(Exercise goal):
Keep only the lines where "matplotlib" appears.
((
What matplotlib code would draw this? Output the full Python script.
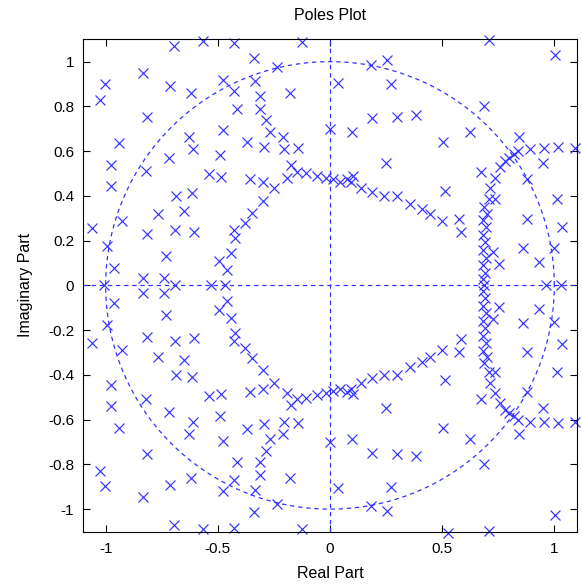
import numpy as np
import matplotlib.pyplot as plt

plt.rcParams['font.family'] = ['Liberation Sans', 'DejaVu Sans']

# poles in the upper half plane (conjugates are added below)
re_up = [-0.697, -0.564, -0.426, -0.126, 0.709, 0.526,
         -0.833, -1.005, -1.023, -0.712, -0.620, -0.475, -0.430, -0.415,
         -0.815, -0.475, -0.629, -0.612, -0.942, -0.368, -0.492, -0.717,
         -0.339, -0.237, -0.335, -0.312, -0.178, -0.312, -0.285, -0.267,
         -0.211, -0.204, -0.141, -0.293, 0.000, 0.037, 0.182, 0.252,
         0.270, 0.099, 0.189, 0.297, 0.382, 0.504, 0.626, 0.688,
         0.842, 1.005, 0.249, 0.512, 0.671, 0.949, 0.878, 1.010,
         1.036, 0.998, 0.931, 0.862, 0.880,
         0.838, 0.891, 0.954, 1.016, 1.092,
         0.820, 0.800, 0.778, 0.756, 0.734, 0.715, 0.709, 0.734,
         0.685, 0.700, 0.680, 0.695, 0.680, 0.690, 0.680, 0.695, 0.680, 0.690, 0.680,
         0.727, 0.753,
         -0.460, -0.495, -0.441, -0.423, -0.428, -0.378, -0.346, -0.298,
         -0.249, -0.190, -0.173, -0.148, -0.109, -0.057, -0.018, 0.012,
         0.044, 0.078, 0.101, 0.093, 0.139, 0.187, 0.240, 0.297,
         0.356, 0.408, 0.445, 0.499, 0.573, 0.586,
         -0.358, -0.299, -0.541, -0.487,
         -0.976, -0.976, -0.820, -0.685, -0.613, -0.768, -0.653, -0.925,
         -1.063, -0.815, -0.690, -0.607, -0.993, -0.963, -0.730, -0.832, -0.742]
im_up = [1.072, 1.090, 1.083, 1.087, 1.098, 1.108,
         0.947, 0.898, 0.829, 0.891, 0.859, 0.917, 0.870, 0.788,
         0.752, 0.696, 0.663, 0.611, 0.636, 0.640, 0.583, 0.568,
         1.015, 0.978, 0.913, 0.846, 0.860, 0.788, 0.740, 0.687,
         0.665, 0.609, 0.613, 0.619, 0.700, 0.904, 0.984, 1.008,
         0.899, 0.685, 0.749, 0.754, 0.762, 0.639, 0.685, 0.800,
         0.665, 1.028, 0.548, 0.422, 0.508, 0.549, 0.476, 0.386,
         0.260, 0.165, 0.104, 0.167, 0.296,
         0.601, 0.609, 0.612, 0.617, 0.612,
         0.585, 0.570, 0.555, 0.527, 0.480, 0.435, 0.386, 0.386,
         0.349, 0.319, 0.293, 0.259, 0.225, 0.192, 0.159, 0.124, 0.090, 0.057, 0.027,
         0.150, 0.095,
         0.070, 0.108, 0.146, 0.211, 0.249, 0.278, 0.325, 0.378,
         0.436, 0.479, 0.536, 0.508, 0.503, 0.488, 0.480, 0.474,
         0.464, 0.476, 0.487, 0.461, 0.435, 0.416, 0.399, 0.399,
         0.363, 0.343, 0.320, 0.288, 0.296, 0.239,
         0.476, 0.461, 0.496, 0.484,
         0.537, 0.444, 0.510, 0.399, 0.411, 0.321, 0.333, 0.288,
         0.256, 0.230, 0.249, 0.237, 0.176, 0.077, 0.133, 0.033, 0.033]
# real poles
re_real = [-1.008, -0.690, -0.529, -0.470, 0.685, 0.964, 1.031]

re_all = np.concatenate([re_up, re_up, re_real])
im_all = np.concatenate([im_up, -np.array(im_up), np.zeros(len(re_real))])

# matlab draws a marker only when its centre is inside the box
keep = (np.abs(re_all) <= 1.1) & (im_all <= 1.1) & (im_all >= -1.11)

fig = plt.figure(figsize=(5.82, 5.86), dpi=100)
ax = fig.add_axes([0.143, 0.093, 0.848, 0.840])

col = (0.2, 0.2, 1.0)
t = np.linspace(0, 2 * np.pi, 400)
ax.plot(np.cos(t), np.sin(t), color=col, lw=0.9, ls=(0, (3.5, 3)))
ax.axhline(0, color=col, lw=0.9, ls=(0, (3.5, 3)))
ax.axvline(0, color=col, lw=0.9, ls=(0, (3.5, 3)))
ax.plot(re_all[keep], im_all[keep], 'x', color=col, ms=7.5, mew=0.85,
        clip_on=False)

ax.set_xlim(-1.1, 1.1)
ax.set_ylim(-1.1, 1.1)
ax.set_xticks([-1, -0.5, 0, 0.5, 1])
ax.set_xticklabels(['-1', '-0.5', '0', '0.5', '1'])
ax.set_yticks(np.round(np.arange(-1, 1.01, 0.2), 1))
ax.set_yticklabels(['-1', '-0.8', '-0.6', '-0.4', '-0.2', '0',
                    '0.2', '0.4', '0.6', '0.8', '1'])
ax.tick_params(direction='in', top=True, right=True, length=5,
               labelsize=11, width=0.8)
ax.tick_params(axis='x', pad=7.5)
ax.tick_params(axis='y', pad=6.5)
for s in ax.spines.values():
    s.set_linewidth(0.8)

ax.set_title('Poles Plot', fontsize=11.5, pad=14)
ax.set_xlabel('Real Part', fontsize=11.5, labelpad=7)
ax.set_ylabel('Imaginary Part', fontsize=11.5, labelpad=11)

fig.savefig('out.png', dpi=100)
))
(Written solution):
What matplotlib code would draw this? Output the full Python script.
import matplotlib.pyplot as plt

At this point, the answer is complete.